Directions for this task - Give only the number of lines that include the string "chart".

######

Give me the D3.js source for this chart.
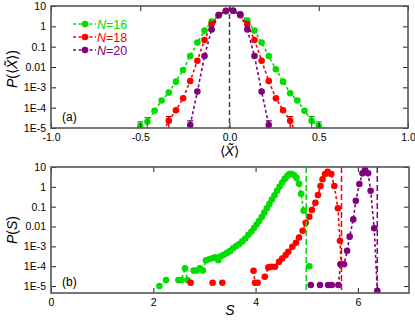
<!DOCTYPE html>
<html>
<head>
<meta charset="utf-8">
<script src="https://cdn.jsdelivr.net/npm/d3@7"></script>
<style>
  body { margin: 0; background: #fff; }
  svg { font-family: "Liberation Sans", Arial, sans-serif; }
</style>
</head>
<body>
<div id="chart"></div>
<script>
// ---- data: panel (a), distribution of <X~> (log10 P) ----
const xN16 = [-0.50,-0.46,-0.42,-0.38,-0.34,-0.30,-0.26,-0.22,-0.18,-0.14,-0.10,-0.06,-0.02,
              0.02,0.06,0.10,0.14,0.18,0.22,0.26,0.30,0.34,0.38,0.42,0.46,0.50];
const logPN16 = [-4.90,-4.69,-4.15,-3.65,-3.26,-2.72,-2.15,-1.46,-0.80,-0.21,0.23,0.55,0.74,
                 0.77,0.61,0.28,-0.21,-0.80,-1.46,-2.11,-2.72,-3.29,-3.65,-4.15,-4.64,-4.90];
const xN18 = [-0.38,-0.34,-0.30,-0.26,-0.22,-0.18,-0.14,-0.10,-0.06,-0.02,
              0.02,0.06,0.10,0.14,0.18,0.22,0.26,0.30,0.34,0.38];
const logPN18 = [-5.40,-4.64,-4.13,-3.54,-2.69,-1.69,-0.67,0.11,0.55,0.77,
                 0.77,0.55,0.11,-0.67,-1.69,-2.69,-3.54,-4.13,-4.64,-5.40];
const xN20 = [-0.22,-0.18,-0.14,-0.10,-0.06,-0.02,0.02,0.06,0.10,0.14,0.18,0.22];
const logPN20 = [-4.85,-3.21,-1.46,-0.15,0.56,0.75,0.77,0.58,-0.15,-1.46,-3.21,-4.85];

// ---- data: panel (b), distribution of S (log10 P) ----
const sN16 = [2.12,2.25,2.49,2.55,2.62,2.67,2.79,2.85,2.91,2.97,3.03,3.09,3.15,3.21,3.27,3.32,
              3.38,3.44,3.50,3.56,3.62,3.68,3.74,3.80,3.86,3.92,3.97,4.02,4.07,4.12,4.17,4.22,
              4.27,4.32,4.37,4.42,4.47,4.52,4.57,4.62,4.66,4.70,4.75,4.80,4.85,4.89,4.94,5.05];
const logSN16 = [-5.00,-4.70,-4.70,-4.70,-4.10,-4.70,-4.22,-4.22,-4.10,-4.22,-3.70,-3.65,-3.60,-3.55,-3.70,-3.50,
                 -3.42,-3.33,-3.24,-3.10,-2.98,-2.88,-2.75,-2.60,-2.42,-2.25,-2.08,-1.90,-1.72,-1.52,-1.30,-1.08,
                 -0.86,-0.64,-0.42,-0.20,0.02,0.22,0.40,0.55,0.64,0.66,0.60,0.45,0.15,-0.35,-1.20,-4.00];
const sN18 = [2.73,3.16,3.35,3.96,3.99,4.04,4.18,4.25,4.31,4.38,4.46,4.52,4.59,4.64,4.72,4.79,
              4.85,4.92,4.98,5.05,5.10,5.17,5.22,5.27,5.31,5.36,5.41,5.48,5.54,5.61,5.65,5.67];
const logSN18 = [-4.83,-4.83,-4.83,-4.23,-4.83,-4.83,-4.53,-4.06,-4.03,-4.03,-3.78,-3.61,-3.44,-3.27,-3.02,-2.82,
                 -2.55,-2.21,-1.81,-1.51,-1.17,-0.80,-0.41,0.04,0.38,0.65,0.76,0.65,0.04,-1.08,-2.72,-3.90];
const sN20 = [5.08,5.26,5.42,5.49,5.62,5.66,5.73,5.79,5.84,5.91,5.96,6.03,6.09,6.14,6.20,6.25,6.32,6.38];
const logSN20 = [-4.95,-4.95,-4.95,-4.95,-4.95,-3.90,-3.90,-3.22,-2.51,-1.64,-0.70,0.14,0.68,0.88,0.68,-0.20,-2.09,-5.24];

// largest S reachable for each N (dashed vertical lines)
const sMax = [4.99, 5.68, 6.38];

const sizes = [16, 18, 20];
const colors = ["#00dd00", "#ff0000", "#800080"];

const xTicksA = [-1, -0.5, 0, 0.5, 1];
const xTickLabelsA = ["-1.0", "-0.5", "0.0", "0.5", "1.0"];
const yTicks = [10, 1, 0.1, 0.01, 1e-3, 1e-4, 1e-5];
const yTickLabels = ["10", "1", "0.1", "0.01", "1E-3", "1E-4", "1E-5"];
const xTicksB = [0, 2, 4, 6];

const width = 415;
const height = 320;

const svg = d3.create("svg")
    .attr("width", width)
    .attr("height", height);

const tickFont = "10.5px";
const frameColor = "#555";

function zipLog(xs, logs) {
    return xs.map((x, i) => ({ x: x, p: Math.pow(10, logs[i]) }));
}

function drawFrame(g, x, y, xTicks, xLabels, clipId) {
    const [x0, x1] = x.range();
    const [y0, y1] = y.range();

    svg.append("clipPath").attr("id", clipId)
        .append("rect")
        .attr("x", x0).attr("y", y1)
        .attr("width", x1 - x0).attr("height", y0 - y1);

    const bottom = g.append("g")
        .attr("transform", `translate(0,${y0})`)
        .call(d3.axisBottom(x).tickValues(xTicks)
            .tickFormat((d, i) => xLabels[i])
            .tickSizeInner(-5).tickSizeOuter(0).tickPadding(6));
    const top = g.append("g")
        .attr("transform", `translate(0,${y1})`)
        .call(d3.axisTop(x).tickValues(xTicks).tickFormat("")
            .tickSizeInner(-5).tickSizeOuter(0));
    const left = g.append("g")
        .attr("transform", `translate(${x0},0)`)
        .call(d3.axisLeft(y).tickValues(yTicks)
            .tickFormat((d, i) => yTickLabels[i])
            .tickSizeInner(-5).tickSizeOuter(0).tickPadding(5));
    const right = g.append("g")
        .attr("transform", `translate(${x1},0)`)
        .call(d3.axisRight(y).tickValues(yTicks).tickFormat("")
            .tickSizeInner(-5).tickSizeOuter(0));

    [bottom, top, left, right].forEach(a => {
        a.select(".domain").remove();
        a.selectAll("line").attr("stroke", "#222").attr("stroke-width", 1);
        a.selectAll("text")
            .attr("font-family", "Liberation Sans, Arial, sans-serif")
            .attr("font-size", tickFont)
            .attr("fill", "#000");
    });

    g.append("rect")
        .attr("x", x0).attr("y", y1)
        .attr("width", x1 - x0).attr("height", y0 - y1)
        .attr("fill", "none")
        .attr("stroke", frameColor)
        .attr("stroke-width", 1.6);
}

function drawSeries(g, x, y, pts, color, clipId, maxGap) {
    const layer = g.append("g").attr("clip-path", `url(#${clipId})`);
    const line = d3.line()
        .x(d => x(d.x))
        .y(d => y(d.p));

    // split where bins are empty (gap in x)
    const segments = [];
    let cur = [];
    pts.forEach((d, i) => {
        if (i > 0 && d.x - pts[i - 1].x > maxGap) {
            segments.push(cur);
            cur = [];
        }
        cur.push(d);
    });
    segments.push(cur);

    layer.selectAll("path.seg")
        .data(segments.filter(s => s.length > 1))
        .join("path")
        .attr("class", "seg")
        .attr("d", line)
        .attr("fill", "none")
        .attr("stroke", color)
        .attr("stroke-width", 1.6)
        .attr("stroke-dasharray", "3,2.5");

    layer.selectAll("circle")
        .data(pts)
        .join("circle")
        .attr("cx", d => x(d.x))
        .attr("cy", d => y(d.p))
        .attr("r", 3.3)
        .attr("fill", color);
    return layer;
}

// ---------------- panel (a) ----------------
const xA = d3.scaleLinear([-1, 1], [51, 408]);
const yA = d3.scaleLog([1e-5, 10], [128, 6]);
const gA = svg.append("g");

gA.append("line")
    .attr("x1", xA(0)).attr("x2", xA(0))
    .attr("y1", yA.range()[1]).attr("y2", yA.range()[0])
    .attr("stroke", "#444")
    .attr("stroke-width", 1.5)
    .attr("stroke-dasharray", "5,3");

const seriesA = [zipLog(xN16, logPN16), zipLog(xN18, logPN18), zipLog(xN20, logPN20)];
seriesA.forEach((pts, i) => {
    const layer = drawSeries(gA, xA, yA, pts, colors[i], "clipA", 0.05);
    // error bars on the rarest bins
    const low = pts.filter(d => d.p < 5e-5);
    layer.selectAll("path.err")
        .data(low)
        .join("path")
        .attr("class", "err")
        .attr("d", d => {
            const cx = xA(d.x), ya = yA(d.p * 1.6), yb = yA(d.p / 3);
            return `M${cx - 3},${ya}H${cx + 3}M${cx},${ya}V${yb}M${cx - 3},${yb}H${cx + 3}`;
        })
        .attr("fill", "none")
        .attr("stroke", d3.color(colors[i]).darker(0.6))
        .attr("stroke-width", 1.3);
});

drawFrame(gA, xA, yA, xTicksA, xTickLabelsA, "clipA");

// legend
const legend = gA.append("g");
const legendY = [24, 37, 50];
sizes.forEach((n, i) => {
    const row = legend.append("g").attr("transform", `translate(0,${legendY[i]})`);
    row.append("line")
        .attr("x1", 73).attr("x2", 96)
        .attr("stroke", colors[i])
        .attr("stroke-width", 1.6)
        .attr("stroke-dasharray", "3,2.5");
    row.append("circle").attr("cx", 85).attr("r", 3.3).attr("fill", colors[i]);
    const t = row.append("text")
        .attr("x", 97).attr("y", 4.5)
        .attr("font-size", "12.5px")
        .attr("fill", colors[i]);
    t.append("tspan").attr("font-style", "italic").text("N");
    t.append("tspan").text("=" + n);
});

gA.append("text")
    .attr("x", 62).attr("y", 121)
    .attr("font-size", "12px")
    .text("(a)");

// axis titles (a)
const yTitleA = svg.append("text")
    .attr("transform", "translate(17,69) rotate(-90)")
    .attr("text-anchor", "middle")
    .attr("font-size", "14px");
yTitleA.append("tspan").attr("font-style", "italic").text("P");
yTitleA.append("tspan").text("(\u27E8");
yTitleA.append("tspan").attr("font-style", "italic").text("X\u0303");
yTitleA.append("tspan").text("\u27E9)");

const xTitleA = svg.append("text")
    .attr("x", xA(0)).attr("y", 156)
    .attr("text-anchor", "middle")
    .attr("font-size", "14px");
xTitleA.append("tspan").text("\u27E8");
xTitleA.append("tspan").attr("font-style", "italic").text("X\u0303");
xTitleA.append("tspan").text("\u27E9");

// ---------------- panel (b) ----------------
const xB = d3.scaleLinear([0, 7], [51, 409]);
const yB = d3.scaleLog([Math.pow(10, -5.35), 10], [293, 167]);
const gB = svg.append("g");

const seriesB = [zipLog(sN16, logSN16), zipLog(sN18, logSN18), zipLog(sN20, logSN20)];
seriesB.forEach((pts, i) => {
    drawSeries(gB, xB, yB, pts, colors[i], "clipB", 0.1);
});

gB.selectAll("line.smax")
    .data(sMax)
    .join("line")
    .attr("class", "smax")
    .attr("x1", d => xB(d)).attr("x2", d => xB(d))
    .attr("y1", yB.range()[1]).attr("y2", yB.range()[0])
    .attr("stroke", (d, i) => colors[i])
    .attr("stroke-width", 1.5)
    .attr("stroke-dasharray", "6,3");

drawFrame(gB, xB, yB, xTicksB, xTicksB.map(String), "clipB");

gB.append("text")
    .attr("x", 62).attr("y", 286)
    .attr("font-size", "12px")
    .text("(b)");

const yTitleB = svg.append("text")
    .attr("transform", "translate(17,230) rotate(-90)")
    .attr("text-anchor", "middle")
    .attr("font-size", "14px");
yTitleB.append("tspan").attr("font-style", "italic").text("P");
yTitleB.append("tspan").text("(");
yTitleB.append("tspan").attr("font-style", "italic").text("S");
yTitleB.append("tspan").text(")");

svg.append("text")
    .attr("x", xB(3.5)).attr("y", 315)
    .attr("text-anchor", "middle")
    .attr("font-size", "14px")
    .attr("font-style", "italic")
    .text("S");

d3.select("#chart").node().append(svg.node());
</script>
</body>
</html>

######

Response to this exercise - 3